17 de fevereiro de 2016 | N° 18448
MARTHA MEDEIROS
Quando Deus esquece os óculos
Ele vê tudo. Era no que eu acreditava quando criança. Ficava muito impressionada com esse poder que nenhum super-herói tinha, e até me sentia meio inibida ao entrar no banho. Aí cresci e descobri que Deus, mesmo sendo onipotente e onipresente, dá suas escorregadelas – mínimas, mas dá. Sendo um ancião (nunca se falou em Deus como sendo um jovem), certamente precisa de óculos. E os esquece em algum lugar, como todos nós. Totalmente compreensível.
Quando são entregues coletes salva-vidas forrados de papel para refugiados que se lançam ao mar, quando médicos faltam aos plantões onde centenas de doentes fazem fila para ser atendidos, quando políticos dos mais diversos partidos compactuam com safadezas em proveito próprio, quando ônibus são depredados a título de manifestação, quando moradores da cidade são assaltados e baleados a qualquer hora do dia, Deus não está vendo nada – está procurando seus óculos, que não sabe onde largou.

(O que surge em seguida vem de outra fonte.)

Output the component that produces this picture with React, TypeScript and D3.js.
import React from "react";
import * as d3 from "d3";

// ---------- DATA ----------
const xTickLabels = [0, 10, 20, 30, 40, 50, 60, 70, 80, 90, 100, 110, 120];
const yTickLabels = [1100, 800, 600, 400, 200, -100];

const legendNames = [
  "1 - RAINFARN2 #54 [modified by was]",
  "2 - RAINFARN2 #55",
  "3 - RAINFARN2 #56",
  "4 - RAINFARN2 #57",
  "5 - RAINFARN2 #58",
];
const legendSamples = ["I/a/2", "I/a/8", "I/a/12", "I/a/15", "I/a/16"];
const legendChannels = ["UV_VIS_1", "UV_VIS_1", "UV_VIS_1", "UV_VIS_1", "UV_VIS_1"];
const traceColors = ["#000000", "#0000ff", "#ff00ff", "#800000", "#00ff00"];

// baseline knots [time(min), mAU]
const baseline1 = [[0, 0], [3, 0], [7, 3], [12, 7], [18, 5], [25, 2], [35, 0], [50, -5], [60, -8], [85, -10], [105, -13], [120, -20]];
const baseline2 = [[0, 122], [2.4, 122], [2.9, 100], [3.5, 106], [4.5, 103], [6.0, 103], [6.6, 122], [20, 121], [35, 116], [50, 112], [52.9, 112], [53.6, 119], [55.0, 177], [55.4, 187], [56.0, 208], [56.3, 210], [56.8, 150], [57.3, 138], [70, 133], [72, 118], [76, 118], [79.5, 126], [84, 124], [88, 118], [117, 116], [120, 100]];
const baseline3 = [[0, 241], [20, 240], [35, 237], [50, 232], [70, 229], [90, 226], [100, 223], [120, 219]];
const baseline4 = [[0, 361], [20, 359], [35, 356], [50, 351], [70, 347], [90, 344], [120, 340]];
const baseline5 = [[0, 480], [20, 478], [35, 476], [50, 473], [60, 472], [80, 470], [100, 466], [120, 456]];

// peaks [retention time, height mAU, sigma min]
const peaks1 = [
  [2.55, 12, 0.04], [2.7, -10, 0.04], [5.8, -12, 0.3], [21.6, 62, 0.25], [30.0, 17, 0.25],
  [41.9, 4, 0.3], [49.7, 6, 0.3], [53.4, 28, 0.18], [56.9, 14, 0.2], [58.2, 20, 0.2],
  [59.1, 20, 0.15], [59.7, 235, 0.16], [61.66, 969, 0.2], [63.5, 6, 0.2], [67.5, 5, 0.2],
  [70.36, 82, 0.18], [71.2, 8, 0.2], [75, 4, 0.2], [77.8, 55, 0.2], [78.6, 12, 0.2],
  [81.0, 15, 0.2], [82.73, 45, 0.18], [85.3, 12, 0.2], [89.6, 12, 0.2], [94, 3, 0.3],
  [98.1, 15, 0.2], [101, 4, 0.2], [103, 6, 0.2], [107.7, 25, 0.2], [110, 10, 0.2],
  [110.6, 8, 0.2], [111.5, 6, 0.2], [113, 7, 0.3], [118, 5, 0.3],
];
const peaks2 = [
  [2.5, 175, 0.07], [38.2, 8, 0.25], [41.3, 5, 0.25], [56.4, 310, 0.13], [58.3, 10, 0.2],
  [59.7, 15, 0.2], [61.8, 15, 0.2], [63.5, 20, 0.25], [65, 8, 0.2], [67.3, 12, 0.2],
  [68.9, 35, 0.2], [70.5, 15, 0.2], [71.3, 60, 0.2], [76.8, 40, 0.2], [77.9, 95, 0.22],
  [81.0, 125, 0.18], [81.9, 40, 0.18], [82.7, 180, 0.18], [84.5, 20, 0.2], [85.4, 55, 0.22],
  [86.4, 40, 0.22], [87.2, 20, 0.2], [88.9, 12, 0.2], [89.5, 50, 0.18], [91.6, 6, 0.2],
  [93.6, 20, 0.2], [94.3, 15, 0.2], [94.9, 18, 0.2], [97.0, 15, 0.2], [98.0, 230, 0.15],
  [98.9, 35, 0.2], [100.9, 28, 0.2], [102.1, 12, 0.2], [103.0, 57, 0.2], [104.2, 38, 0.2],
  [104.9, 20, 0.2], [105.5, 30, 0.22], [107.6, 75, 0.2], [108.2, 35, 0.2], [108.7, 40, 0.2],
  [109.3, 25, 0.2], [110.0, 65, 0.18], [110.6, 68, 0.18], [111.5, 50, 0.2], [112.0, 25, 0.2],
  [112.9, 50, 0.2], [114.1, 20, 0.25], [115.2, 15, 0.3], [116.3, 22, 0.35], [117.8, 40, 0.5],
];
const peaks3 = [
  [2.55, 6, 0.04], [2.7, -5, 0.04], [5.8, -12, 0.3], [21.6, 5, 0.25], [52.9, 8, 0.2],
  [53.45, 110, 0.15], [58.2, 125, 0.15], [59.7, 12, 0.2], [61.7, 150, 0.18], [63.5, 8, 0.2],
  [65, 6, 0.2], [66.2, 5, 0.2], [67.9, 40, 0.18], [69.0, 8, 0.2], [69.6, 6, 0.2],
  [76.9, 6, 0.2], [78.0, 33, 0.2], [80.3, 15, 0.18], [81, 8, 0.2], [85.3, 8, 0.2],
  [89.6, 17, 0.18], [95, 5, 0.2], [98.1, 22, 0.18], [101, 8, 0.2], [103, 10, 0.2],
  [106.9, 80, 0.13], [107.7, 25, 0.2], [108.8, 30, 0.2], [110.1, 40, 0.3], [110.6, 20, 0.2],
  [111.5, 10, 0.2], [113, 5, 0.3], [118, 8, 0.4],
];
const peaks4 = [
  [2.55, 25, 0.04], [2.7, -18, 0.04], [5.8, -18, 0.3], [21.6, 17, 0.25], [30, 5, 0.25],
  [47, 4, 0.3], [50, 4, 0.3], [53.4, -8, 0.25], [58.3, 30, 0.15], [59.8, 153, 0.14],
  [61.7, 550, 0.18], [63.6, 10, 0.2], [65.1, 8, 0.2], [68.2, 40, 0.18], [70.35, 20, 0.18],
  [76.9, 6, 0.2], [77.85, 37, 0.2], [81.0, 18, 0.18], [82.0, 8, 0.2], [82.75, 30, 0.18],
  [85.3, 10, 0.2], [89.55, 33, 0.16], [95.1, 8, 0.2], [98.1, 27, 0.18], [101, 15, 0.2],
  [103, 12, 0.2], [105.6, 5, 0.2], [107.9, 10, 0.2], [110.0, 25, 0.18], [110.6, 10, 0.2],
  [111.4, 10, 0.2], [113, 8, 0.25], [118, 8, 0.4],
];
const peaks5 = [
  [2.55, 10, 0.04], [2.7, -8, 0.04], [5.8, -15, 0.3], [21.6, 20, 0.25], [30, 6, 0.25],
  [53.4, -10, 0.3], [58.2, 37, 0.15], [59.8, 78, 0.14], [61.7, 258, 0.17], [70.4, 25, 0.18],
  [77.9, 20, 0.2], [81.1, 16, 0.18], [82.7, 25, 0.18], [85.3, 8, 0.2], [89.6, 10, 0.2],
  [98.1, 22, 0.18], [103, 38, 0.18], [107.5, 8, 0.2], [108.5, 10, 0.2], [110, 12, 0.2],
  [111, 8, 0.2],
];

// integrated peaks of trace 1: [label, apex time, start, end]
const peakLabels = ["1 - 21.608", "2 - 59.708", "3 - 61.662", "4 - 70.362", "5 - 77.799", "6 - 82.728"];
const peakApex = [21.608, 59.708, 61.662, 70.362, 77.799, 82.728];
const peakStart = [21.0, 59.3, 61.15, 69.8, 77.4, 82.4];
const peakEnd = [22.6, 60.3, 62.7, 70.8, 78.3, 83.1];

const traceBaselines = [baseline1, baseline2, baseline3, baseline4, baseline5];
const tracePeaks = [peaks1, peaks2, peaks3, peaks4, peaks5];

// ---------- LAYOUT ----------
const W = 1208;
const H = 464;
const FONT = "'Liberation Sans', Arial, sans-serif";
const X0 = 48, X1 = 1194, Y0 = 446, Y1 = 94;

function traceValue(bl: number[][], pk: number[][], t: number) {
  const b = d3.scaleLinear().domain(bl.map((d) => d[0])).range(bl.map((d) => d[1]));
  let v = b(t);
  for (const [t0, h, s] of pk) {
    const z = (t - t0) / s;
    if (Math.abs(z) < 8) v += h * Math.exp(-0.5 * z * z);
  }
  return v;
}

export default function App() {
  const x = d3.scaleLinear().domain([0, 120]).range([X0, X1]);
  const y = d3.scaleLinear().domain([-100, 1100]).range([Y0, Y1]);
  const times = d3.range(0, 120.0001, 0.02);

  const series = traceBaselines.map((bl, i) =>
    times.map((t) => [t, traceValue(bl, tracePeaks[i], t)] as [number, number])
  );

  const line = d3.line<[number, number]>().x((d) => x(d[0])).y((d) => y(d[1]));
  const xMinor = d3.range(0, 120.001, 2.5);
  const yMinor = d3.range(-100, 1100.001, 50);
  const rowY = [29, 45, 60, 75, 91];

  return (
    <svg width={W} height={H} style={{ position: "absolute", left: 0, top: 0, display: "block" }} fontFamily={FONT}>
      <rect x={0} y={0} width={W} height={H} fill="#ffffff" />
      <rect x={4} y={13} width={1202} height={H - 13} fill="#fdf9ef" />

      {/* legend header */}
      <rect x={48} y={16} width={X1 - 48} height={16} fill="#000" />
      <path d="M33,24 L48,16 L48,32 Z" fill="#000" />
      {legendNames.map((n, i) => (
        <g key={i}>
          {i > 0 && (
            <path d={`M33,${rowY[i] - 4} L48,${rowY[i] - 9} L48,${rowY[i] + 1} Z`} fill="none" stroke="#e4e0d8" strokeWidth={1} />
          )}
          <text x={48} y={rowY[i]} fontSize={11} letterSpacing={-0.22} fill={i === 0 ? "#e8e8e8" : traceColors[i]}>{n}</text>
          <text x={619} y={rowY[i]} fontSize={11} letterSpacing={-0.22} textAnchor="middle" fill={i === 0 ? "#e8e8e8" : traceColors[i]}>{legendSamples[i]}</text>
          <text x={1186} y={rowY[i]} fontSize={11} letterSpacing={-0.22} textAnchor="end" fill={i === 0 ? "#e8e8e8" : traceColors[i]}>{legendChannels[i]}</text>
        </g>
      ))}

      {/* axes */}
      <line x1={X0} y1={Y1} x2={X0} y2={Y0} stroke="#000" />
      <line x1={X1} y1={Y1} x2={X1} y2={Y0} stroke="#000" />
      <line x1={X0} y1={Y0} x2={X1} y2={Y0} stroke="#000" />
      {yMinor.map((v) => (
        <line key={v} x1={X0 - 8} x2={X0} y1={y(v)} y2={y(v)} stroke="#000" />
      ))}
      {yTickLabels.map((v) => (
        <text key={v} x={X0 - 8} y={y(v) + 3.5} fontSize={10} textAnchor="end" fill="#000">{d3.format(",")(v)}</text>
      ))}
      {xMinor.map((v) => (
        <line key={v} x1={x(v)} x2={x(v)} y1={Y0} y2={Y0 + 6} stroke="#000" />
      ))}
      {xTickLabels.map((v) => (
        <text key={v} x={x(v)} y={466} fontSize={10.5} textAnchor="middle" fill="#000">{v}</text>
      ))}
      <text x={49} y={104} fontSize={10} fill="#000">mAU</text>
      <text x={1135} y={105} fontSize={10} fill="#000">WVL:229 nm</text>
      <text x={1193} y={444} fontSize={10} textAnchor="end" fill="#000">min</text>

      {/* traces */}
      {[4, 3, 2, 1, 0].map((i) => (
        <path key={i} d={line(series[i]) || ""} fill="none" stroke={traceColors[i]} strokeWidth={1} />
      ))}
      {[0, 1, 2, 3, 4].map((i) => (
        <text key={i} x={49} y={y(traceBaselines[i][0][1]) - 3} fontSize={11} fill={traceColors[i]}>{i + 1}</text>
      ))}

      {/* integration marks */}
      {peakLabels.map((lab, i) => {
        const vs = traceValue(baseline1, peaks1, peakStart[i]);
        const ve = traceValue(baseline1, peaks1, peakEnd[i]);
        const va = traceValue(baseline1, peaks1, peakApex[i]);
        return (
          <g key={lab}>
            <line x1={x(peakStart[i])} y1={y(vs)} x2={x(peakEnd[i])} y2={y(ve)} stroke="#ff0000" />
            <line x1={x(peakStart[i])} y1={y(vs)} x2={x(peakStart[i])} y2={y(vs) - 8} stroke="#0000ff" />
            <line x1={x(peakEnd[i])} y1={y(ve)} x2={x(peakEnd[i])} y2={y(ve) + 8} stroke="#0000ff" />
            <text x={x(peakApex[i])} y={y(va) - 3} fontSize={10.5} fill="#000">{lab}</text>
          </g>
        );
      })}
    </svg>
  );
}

Quando pessoas com ossos fraturados esperam anos para conseguir uma consulta na rede pública (se tiverem a sorte de não morrer antes), quando trabalhadores têm seus pertences arrancados pelas mãos de pequenos delinquentes, quando pequenos delinquentes não recebem nenhum tipo de educação e afeto de suas famílias (se tiverem a sorte de ter uma família), quando empresas fazem um trabalho porco para faturar mais, sem se preocuparem com as consequências (estradas esburacadas, pontes que caem, barragens que rompem), quando a ausência de higiene urbana facilita a proliferação de um mosquito indesejável, o que Deus pensa disso tudo? Nada, coitado. Nem viu a confusão. Está ocupado procurando os óculos na cozinha. Só podem estar ali.

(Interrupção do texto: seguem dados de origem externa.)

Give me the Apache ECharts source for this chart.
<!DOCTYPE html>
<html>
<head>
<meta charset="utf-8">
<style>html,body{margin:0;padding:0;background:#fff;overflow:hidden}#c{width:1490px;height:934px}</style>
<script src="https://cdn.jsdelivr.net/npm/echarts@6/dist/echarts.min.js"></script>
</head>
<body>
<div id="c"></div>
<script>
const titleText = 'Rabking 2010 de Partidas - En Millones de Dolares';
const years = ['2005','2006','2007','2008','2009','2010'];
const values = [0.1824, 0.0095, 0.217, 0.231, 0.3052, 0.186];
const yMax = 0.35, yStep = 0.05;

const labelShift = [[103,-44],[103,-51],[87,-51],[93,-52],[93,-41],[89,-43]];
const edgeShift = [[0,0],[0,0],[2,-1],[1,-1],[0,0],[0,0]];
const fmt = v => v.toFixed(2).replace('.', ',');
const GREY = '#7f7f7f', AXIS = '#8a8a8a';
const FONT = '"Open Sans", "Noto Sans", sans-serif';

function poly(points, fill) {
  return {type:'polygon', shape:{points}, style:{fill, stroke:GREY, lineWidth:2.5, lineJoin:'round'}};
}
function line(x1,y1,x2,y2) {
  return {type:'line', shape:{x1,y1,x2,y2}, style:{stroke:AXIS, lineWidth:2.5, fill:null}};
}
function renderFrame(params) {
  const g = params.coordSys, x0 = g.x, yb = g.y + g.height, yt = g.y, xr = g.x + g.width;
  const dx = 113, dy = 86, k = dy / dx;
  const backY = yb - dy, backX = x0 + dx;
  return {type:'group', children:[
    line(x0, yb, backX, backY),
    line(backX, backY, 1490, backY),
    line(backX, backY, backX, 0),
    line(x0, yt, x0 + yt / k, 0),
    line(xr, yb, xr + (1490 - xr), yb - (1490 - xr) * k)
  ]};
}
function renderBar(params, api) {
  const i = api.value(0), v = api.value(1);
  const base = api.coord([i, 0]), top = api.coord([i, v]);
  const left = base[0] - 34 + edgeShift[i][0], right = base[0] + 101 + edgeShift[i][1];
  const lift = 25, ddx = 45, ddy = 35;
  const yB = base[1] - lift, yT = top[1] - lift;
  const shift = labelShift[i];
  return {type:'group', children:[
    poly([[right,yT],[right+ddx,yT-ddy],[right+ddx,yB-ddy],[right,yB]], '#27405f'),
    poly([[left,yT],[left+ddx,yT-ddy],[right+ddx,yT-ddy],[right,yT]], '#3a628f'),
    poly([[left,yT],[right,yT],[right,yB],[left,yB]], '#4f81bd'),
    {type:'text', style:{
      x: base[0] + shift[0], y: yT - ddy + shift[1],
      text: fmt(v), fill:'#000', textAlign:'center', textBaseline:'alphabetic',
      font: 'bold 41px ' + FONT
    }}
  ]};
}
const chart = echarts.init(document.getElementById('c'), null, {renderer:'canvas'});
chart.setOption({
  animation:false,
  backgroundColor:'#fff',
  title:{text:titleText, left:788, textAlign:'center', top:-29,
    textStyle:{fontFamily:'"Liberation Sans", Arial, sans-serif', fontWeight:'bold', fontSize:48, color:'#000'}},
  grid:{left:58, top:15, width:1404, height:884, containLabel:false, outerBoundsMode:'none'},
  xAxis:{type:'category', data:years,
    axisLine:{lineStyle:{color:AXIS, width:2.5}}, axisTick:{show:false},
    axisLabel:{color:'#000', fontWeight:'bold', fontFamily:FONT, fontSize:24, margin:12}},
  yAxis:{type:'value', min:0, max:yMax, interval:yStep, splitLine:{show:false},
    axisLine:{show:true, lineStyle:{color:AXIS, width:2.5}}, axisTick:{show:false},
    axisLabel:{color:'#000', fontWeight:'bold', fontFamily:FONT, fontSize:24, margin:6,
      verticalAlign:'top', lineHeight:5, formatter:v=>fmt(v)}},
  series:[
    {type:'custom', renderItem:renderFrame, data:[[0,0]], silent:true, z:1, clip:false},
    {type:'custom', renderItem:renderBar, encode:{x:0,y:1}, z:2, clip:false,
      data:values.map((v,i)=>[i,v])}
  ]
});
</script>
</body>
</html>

E se ele não enxerga o macrocosmo, como enxergará o micro, esses borrões que somos você e eu, cada um em sua casa, com problemas que, se comparados com os da humanidade, nem mereceriam esse nome? Amores que não estão dando certo, a dor no ombro, a artrite, o cabelo que não para de cair, a dificuldade em emagrecer, o vício no cigarro, amigos que se transformam em ogros nas redes sociais, a festa de 15 anos que não deu pra pagar, o emprego que escapou das mãos, o medo da solidão, o pavor de envelhecer, as dívidas em dólar, a depressão bloqueando o entusiasmo. E esse Deus distraído que não encontra seus óculos em local algum.
O preconceito que cada um sofre por causa de sua raça, de sua sexualidade, de sua deficiência, de sua religião. Aliás, você é religioso e tem certeza de que Deus enxerga muito bem, que está vendo tudo, inclusive está de olho numa colunista desaforada que anda duvidando que Ele esteja com os óculos bem na ponta do nariz.
Pode ser, mas vai dizer: não parece que Deus perdeu os seus?